日本のコーチングの現状<No.10> セッションでコーチは何をみているのか(1)
近年、部下のキャリアをマネジメントする必要性が言われています。
昔はなかった話です。私たちが企業で育った時は、「立身出世をめざす」ではないですが、みんながより上位職に出世する、昇給することをめざして一生懸命働いていました。時代とともに、必ずしも出世するばかりが道ではないという考え方も出てきて、「管理職は嫌です。私はずっと専門的な仕事をしていたい」という考え方の人も出てきました。しかし多くは管理職をめざしていましたし、専門職コースができても、会社から「君には管理職になってもらいたい」といわれれば管理職にならざるを得ないということもあり、基本的に“より上位の管理職”になることが、企業におけるステイタスのようなものでした。
しかし今、特に若い人は、出世や昇給よりも大切している “生き方” が個々に違います。地元で家庭を中心とした生活を望む人、自分の内面の成長実感を味わいたい人、趣味の世界で卓越したスキルを発揮することで人生の充実感を得たいと考えている人、何も考えたくない人…本当にさまざまです。
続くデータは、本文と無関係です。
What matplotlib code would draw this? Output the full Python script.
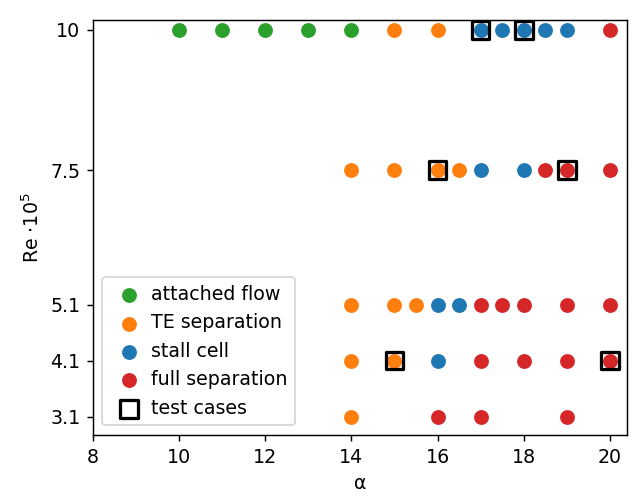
import numpy as np
import matplotlib
matplotlib.use('Agg')
import matplotlib.pyplot as plt

plt.rcParams['font.size'] = 10.5

# flow regimes, alpha / Re*1e-5
attached_a = [10, 11, 12, 13, 14]
attached_re = [10, 10, 10, 10, 10]

te_a = [15, 16, 14, 15, 16, 16.5, 14, 15, 15.5, 14, 15, 14]
te_re = [10, 10, 7.5, 7.5, 7.5, 7.5, 5.1, 5.1, 5.1, 4.1, 4.1, 3.1]

stall_a = [17, 17.5, 18, 18.5, 19, 17, 18, 16, 16.5, 16]
stall_re = [10, 10, 10, 10, 10, 7.5, 7.5, 5.1, 5.1, 4.1]

full_a = [20, 18.5, 19, 20, 17, 17.5, 18, 19, 20, 17, 18, 19, 20, 16, 17, 19]
full_re = [10, 7.5, 7.5, 7.5, 5.1, 5.1, 5.1, 5.1, 5.1, 4.1, 4.1, 4.1, 4.1, 3.1, 3.1, 3.1]

test_a = [17, 18, 16, 19, 15, 20]
test_re = [10, 10, 7.5, 7.5, 4.1, 4.1]

yticks = [3.1, 4.1, 5.1, 7.5, 10]

fig = plt.figure(figsize=(634/130, 499/130), dpi=130)
ax = fig.add_axes([0.1467, 0.1283, 0.8423, 0.8317])

ax.scatter(attached_a, attached_re, s=52, color='tab:green', label='attached flow', zorder=2)
ax.scatter(te_a, te_re, s=52, color='tab:orange', label='TE separation', zorder=2)
ax.scatter(stall_a, stall_re, s=52, color='tab:blue', label='stall cell', zorder=2)
ax.scatter(full_a, full_re, s=52, color='tab:red', label='full separation', zorder=2)
ax.scatter(test_a, test_re, s=96, marker='s', facecolors='none', edgecolors='black',
           linewidths=1.8, label='test cases', zorder=3)

ax.set_xlim(8, 20.4)
ax.set_ylim(2.773, 10.178)
ax.set_xticks([8, 10, 12, 14, 16, 18, 20])
ax.set_yticks(yticks)
ax.set_yticklabels(['3.1', '4.1', '5.1', '7.5', '10'])
ax.set_xlabel('α')
ax.set_ylabel(r'Re $\cdot 10^5$')
ax.legend(loc='lower left', handletextpad=0.15)

fig.savefig('out.png', dpi=130)
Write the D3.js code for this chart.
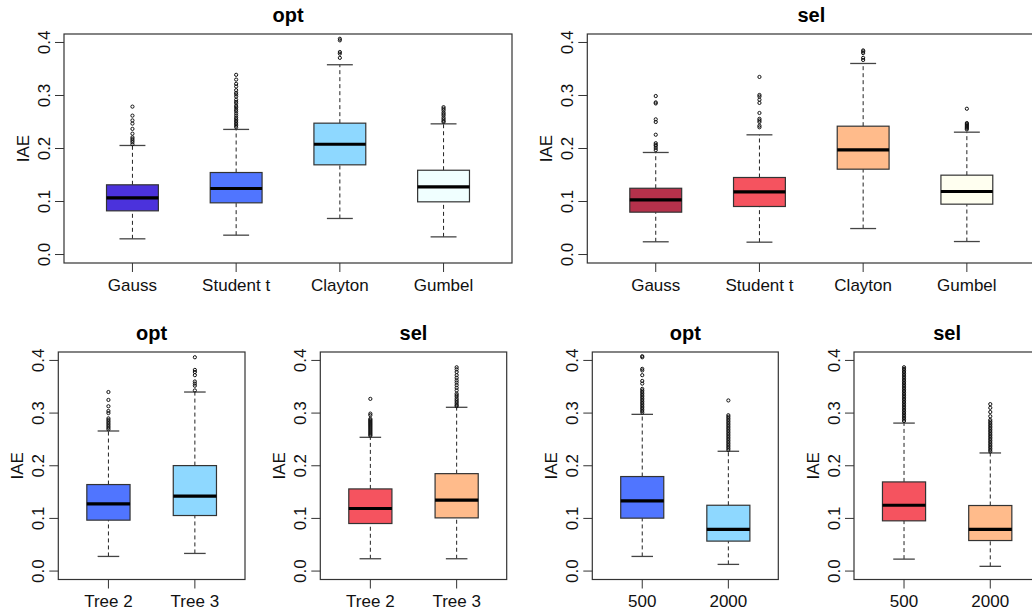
<!DOCTYPE html>
<html>
<head>
<meta charset="utf-8">
<script src="https://cdn.jsdelivr.net/npm/d3@7"></script>
<style>
  body { margin: 0; background: #fff; }
  svg { font-family: "Liberation Sans", Arial, Helvetica, sans-serif; }
  .tickText { font-size: 17px; fill: #111; }
  .axisTitle { font-size: 17px; fill: #111; }
  .panelTitle { font-size: 20px; font-weight: bold; fill: #000; }
</style>
</head>
<body>
<div id="chart"></div>
<script>
// categories
var copulaNames = ["Gauss", "Student t", "Clayton", "Gumbel"];
var treeNames = ["Tree 2", "Tree 3"];
var sizeNames = ["500", "2000"];
var yTicks = [0.0, 0.1, 0.2, 0.3, 0.4];

// box stats: [lower whisker, q1, median, q3, upper whisker]
var copulaOptStats = [
  [0.0296, 0.0824, 0.107, 0.1315, 0.2057],
  [0.0365, 0.0975, 0.1245, 0.1547, 0.236],
  [0.068, 0.1692, 0.208, 0.2478, 0.358],
  [0.0333, 0.0994, 0.1277, 0.159, 0.2465]
];
var copulaSelStats = [
  [0.024, 0.0799, 0.103, 0.125, 0.1925],
  [0.0233, 0.0906, 0.1183, 0.1453, 0.2258],
  [0.049, 0.161, 0.1975, 0.2421, 0.3604],
  [0.0245, 0.095, 0.1189, 0.1497, 0.2308]
];
var treeOptStats = [
  [0.0278, 0.0967, 0.1276, 0.1643, 0.266],
  [0.0335, 0.1055, 0.1422, 0.2003, 0.34]
];
var treeSelStats = [
  [0.0234, 0.0903, 0.1188, 0.156, 0.254],
  [0.0234, 0.101, 0.1346, 0.185, 0.311]
];
var sizeOptStats = [
  [0.0278, 0.1005, 0.1333, 0.1795, 0.2976],
  [0.0127, 0.0569, 0.079, 0.125, 0.2275]
];
var sizeSelStats = [
  [0.0227, 0.0954, 0.125, 0.1693, 0.281],
  [0.009, 0.058, 0.079, 0.1245, 0.2243]
];

// outliers
var copulaOptOut = [
  [0.279, 0.262, 0.253, 0.247, 0.237, 0.228, 0.221, 0.218, 0.215, 0.212, 0.208],
  [0.339, 0.33, 0.322, 0.317, 0.31, 0.305, 0.302, 0.298, 0.292, 0.288, 0.285, 0.28, 0.277, 0.273, 0.27, 0.266, 0.262, 0.258, 0.255, 0.252, 0.249, 0.246, 0.243, 0.24],
  [0.407, 0.404, 0.382, 0.379, 0.371],
  [0.278, 0.275, 0.272, 0.268, 0.265, 0.262, 0.258, 0.255, 0.252, 0.25]
];
var copulaSelOut = [
  [0.299, 0.287, 0.285, 0.255, 0.25, 0.226, 0.21, 0.207, 0.205, 0.201, 0.197],
  [0.335, 0.301, 0.298, 0.292, 0.286, 0.267, 0.256, 0.253, 0.25, 0.243, 0.24],
  [0.385, 0.383, 0.38, 0.371, 0.367],
  [0.275, 0.248, 0.246, 0.244, 0.242, 0.24, 0.238, 0.236]
];
var treeOptOut = [
  [0.34, 0.325, 0.313, 0.304, 0.3, 0.29, 0.287, 0.284, 0.281, 0.278, 0.275, 0.272, 0.269],
  [0.406, 0.382, 0.378, 0.372, 0.36, 0.356, 0.352, 0.343]
];
var treeSelOut = [
  [0.327, 0.299, 0.296, 0.289, 0.287, 0.285, 0.283, 0.281, 0.279, 0.277, 0.275, 0.273, 0.271, 0.269, 0.267, 0.265, 0.263, 0.261, 0.259, 0.257],
  [0.387, 0.383, 0.378, 0.372, 0.367, 0.362, 0.358, 0.353, 0.348, 0.343, 0.337, 0.334, 0.331, 0.327, 0.324, 0.321, 0.318, 0.315, 0.313]
];
var sizeOptOut = [
  [0.408, 0.406, 0.384, 0.381, 0.372, 0.361, 0.356, 0.346, 0.343, 0.34, 0.337, 0.334, 0.331, 0.328, 0.325, 0.322, 0.319, 0.316, 0.313, 0.31, 0.307, 0.304, 0.301],
  [0.324, 0.296, 0.293, 0.29, 0.287, 0.284, 0.281, 0.278, 0.275, 0.272, 0.269, 0.266, 0.263, 0.26, 0.257, 0.254, 0.251, 0.248, 0.245, 0.242, 0.239, 0.236, 0.233, 0.23]
];
var sizeSelOut = [
  [0.387, 0.384, 0.381, 0.378, 0.375, 0.372, 0.369, 0.366, 0.363, 0.36, 0.357, 0.354, 0.351, 0.348, 0.345, 0.342, 0.339, 0.336, 0.333, 0.33, 0.327, 0.324, 0.321, 0.318, 0.315, 0.312, 0.309, 0.306, 0.303, 0.3, 0.297, 0.294, 0.291, 0.288, 0.285],
  [0.317, 0.31, 0.302, 0.294, 0.287, 0.284, 0.281, 0.278, 0.275, 0.272, 0.269, 0.266, 0.263, 0.26, 0.257, 0.254, 0.251, 0.248, 0.245, 0.242, 0.239, 0.236, 0.233, 0.23, 0.227]
];

var optFill = ["#4B32DC", "#5075FF", "#8ED8FF", "#F0FFFF"];
var selFill = ["#B5314B", "#F5535F", "#FFBB8B", "#FFFFF0"];

var svg = d3.select("#chart")
  .append("svg")
  .attr("width", 1032)
  .attr("height", 611);

svg.append("rect").attr("width", 1032).attr("height", 611).attr("fill", "#fff");

// panel frames (plot region in px)
var panels = [
  {title: "opt", names: copulaNames, stats: copulaOptStats, out: copulaOptOut, fill: optFill, x0: 64, x1: 512, y0: 34, y1: 263},
  {title: "sel", names: copulaNames, stats: copulaSelStats, out: copulaSelOut, fill: selFill, x0: 587.3, x1: 1035.3, y0: 34, y1: 263},
  {title: "opt", names: treeNames, stats: treeOptStats, out: treeOptOut, fill: optFill.slice(1, 3), x0: 58.3, x1: 245, y0: 352, y1: 579.5},
  {title: "sel", names: treeNames, stats: treeSelStats, out: treeSelOut, fill: selFill.slice(1, 3), x0: 320.3, x1: 506.7, y0: 352, y1: 579.5},
  {title: "opt", names: sizeNames, stats: sizeOptStats, out: sizeOptOut, fill: optFill.slice(1, 3), x0: 592.3, x1: 778.3, y0: 352, y1: 579.5},
  {title: "sel", names: sizeNames, stats: sizeSelStats, out: sizeSelOut, fill: selFill.slice(1, 3), x0: 854, x1: 1040.3, y0: 352, y1: 579.5}
];

panels.forEach(function(p) {
  var n = p.names.length;
  var pad = 0.04 * n;
  var x = d3.scaleLinear().domain([0.5 - pad, n + 0.5 + pad]).range([p.x0, p.x1]);
  var y = d3.scaleLinear().domain([-0.016, 0.416]).range([p.y1, p.y0]);
  var boxW = x(1.25) - x(1);
  var g = svg.append("g");

  var rows = p.names.map(function(name, i) {
    return {name: name, i: i + 1, s: p.stats[i], out: p.out[i], fill: p.fill[i]};
  });

  // whiskers
  var wh = g.selectAll(".whisk").data(rows).enter().append("g");
  wh.append("line")
    .attr("x1", d => x(d.i)).attr("x2", d => x(d.i))
    .attr("y1", d => y(d.s[0])).attr("y2", d => y(d.s[1]))
    .attr("stroke", "#222").attr("stroke-dasharray", "4,3");
  wh.append("line")
    .attr("x1", d => x(d.i)).attr("x2", d => x(d.i))
    .attr("y1", d => y(d.s[3])).attr("y2", d => y(d.s[4]))
    .attr("stroke", "#222").attr("stroke-dasharray", "4,3");
  [0, 4].forEach(function(k) {
    wh.append("line")
      .attr("x1", d => x(d.i) - boxW / 2).attr("x2", d => x(d.i) + boxW / 2)
      .attr("y1", d => y(d.s[k])).attr("y2", d => y(d.s[k]))
      .attr("stroke", "#444").attr("stroke-width", 1.3);
  });

  // boxes
  g.selectAll(".box").data(rows).enter().append("rect")
    .attr("x", d => x(d.i) - boxW)
    .attr("y", d => y(d.s[3]))
    .attr("width", boxW * 2)
    .attr("height", d => y(d.s[1]) - y(d.s[3]))
    .attr("fill", d => d.fill)
    .attr("stroke", "#333").attr("stroke-width", 1.2);

  g.selectAll(".med").data(rows).enter().append("line")
    .attr("x1", d => x(d.i) - boxW).attr("x2", d => x(d.i) + boxW)
    .attr("y1", d => y(d.s[2])).attr("y2", d => y(d.s[2]))
    .attr("stroke", "#000").attr("stroke-width", 3.2);

  // outliers
  rows.forEach(function(d) {
    g.selectAll(null).data(d.out).enter().append("circle")
      .attr("cx", x(d.i)).attr("cy", v => y(v))
      .attr("r", 1.6)
      .attr("fill", "none").attr("stroke", "#111").attr("stroke-width", 1);
  });

  // frame
  g.append("rect")
    .attr("x", p.x0).attr("y", p.y0)
    .attr("width", p.x1 - p.x0).attr("height", p.y1 - p.y0)
    .attr("fill", "none").attr("stroke", "#333").attr("stroke-width", 1.2);

  // y axis
  g.selectAll(".yt").data(yTicks).enter().append("line")
    .attr("x1", p.x0 - 9).attr("x2", p.x0)
    .attr("y1", d => y(d)).attr("y2", d => y(d))
    .attr("stroke", "#333");
  g.selectAll(".ytl").data(yTicks).enter().append("text")
    .attr("class", "tickText")
    .attr("transform", d => "translate(" + (p.x0 - 14) + "," + y(d) + ") rotate(-90)")
    .attr("text-anchor", "middle")
    .text(d => d.toFixed(1));

  // x axis
  g.selectAll(".xt").data(rows).enter().append("line")
    .attr("x1", d => x(d.i)).attr("x2", d => x(d.i))
    .attr("y1", p.y1).attr("y2", p.y1 + 9)
    .attr("stroke", "#333");
  g.selectAll(".xtl").data(rows).enter().append("text")
    .attr("class", "tickText")
    .attr("x", d => x(d.i)).attr("y", p.y1 + 27.5)
    .attr("text-anchor", "middle")
    .text(d => d.name);

  g.append("text")
    .attr("class", "axisTitle")
    .attr("transform", "translate(" + (p.x0 - 35) + "," + ((p.y0 + p.y1) / 2) + ") rotate(-90)")
    .attr("text-anchor", "middle")
    .text("IAE");

  g.append("text")
    .attr("class", "panelTitle")
    .attr("x", (p.x0 + p.x1) / 2).attr("y", p.y0 - 12)
    .attr("text-anchor", "middle")
    .text(p.title);
});
</script>
</body>
</html>
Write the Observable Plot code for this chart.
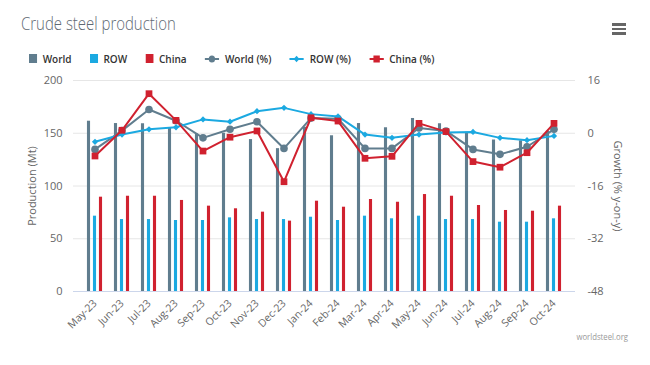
<!DOCTYPE html>
<html><head><meta charset="utf-8">
<script src="https://cdn.jsdelivr.net/npm/d3@7"></script>
<script src="https://cdn.jsdelivr.net/npm/@observablehq/plot@0.6"></script>
<style>
body{margin:0;background:#fff;}
#wrap{position:relative;width:650px;height:365px;overflow:hidden;font-family:"Open Sans",sans-serif;}
#title{position:absolute;left:21px;top:11px;font-size:18px;font-weight:300;color:#5e6973;white-space:nowrap;transform-origin:left top;transform:scaleX(0.83);}
#menu{position:absolute;left:612px;top:23px;width:14px;}
#menu span{display:block;height:2.5px;background:#666;margin-bottom:2px;}
#legend{position:absolute;left:29px;top:51px;display:flex;align-items:center;font-size:11px;font-weight:600;color:#333;white-space:nowrap;transform-origin:left center;transform:scaleX(0.91);}
.item{display:flex;align-items:center;margin-right:20px;}
.item svg{margin-right:6px;}
#chart{position:absolute;left:0;top:70px;}
#credit{position:absolute;right:22px;top:330px;font-size:9px;color:#999;transform-origin:right center;transform:scaleX(0.86);}
</style>
</head>
<body>
<div id="wrap">
  <div id="title">Crude steel production</div>
  <div id="menu"><span></span><span></span><span></span></div>
  <div id="legend"></div>
  <div id="chart"></div>
  <div id="credit">worldsteel.org</div>
</div>
<script>
const months = ["May-23","Jun-23","Jul-23","Aug-23","Sep-23","Oct-23","Nov-23","Dec-23","Jan-24","Feb-24","Mar-24","Apr-24","May-24","Jun-24","Jul-24","Aug-24","Sep-24","Oct-24"];
const worldMt = [161.4, 159.2, 159.0, 155.0, 149.3, 150.0, 144.0, 135.4, 155.7, 147.6, 159.2, 155.2, 164.0, 159.0, 150.9, 143.6, 142.8, 152.0];
const rowMt   = [71.4, 68.2, 68.2, 67.3, 67.3, 69.8, 68.2, 68.2, 70.4, 67.3, 71.4, 68.9, 71.4, 68.2, 68.2, 65.7, 65.7, 68.9];
const chinaMt = [89.4, 90.3, 90.3, 86.3, 80.9, 78.4, 75.2, 66.7, 85.6, 79.9, 87.2, 84.6, 91.9, 90.3, 81.5, 76.8, 76.1, 80.9];
const worldPct = [-4.9, 0.8, 7.2, 3.8, -1.4, 1.2, 3.5, -4.6, 4.6, 4.4, -4.6, -4.6, 1.6, 0.7, -4.9, -6.4, -4.1, 1.2];
const rowPct   = [-2.6, -0.4, 1.2, 1.8, 4.2, 3.5, 6.7, 7.7, 5.8, 5.1, -0.4, -1.4, -0.4, 0.2, 0.4, -1.4, -2.1, -0.8];
const chinaPct = [-6.9, 0.9, 12.0, 3.9, -5.4, -1.2, 0.7, -14.7, 4.7, 3.7, -7.6, -7.0, 3.0, 0.5, -8.6, -10.3, -5.9, 3.0];
const leftTicks = [0, 50, 100, 150, 200];
const rightTicks = [-48, -32, -16, 0, 16];
const seriesNames = ["World", "ROW", "China", "World (%)", "ROW (%)", "China (%)"];
const seriesColors = ["#607d8e", "#1ba9e1", "#d0212f", "#607d8e", "#1ba9e1", "#d0212f"];
const seriesKinds = ["bar", "bar", "bar", "circle", "diamond", "square"];

const pctMin = rightTicks[0], pctMax = rightTicks[rightTicks.length - 1];
const yMax = leftTicks[leftTicks.length - 1];
const toY = p => (p - pctMin) * yMax / (pctMax - pctMin);
const fromY = v => Math.round(v * (pctMax - pctMin) / yMax + pctMin);

const data = months.map((m, i) => ({
  month: m, world: worldMt[i], row: rowMt[i], china: chinaMt[i],
  worldPct: worldPct[i], rowPct: rowPct[i], chinaPct: chinaPct[i]
}));

// legend
const legend = document.getElementById("legend");
seriesNames.forEach((name, i) => {
  const c = seriesColors[i], k = seriesKinds[i];
  let sym;
  if (k === "bar") sym = `<svg width="9" height="9"><rect width="9" height="9" fill="${c}"/></svg>`;
  else {
    let mk;
    if (k === "circle") mk = `<circle cx="8" cy="5" r="3.5" fill="${c}"/>`;
    else if (k === "diamond") mk = `<path d="M8 1.8L11.2 5L8 8.2L4.8 5Z" fill="${c}"/>`;
    else mk = `<rect x="4.5" y="1.5" width="7" height="7" fill="${c}"/>`;
    sym = `<svg width="16" height="10"><line x1="0" x2="16" y1="5" y2="5" stroke="${c}" stroke-width="2"/>${mk}</svg>`;
  }
  const el = document.createElement("div");
  el.className = "item";
  el.innerHTML = sym + `<span>${name}</span>`;
  legend.appendChild(el);
});

const width = 650, marginLeft = 73, marginRight = 75;
const bw = (width - marginLeft - marginRight) / months.length;
const barW = 4, gap = 2;
function inset(k) {
  const groupW = 3 * barW + 2 * gap;
  const start = (bw - groupW) / 2 + k * (barW + gap);
  return {insetLeft: start, insetRight: bw - start - barW};
}

const txt = "#666666";
const chart = Plot.plot({
  width, height: 295,
  marginTop: 10, marginBottom: 74, marginLeft, marginRight,
  style: {fontFamily: "'Open Sans', sans-serif", fontSize: "10px", color: txt, background: "transparent"},
  x: {type: "band", domain: months, padding: 0},
  y: {domain: [0, yMax]},
  marks: [
    Plot.gridY(leftTicks, {stroke: "#e6e6e6", strokeOpacity: 1}),
    Plot.barY(data, {x: "month", y: "world", fill: seriesColors[0], ...inset(0)}),
    Plot.barY(data, {x: "month", y: "row", fill: seriesColors[1], ...inset(1)}),
    Plot.barY(data, {x: "month", y: "china", fill: seriesColors[2], ...inset(2)}),
    Plot.ruleY([0], {stroke: "#ccd6eb"}),
    Plot.line(data, {x: "month", y: d => toY(d.worldPct), stroke: seriesColors[3], strokeWidth: 2}),
    Plot.dot(data, {x: "month", y: d => toY(d.worldPct), fill: seriesColors[3], r: 3.8, symbol: "circle"}),
    Plot.line(data, {x: "month", y: d => toY(d.rowPct), stroke: seriesColors[4], strokeWidth: 2}),
    Plot.dot(data, {x: "month", y: d => toY(d.rowPct), fill: seriesColors[4], r: 2.8, symbol: "diamond2"}),
    Plot.line(data, {x: "month", y: d => toY(d.chinaPct), stroke: seriesColors[5], strokeWidth: 2}),
    Plot.dot(data, {x: "month", y: d => toY(d.chinaPct), fill: seriesColors[5], r: 3.8, symbol: "square"}),
    Plot.axisY(leftTicks, {anchor: "left", tickSize: 0, tickPadding: 11, label: null, fontSize: 11, fill: txt}),
    Plot.axisY(rightTicks.map(toY), {anchor: "right", tickSize: 0, tickPadding: 12, label: null, fontSize: 11, fill: txt, tickFormat: v => String(fromY(v))}),
    Plot.axisX({tickRotate: -45, tickSize: 0, tickPadding: 10, label: null, fontSize: 10.5, fill: txt}),
    Plot.text(["Production (Mt)"], {text: d => d, frameAnchor: "left", textAnchor: "middle", dx: -41, rotate: -90, fontSize: 11, fill: txt}),
    Plot.text(["Growth (% y-on-y)"], {text: d => d, frameAnchor: "right", textAnchor: "middle", dx: 42, rotate: 90, fontSize: 11, fill: txt})
  ]
});
document.getElementById("chart").appendChild(chart);
</script>
</body></html>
ただ多くの若い人たちに共通していえることは、今の仕事の “意味” を明確にしたい傾向があることです。「なぜこの仕事をする必要があるのか?そしてなぜその仕事を自分がすることになるのか?」。ここが明確になっていないと先に進めない人が多い傾向にあります。また、自分を見失って、将来の自分ってどうなんだろうと将来に不安を感じている人も少なからずいます。昔は多少理不尽だとは思っても、その仕事をすることが会社のためならば、自分の評価につながるのならば、と思い直して必死に頑張るということがありました。
その人にとっての仕事の意味はその人の問題ですから、「自分の中で整理して」と思ってしまうのですが、それが仕事のパフォーマンスに影響して、チームの他のメンバーにもよくない影響を与えてしまうようでは上司としてほっておけません。
今の仕事に意味を持たせるためにも、将来の不安を少しでも取り除いてもらうためにも、将来像を仮設定することが重要となってきます。いわゆるビジョン設定です。3年後なり5年後、自分は会社のなかでどんな仕事をしているか、どんな取り組みをしているかを仮に設定する。それに向けてどんな成長をしていけばいいのかを考える。そして今の仕事の部下なりの意味を持たせてあげる。そのためにも上司が会社の人事評価システムや自己申告制、社内公募制、社内フリーエージェント制などの制度があれば、それらをしっかり理解して説明してあげることも必要となってきます。そういう制度をどう活用してビジョンを設定していくのかを一緒になって考えてあげる。
そうやって、上司は、部下一人ひとりが主体的に将来のビジョンを描けるような関わりをしてあげることも、部下の “今” のパフォーマンスを高める大切な “一手” になるのです。自分の若い時を振り返ると時代は大きく変わりました。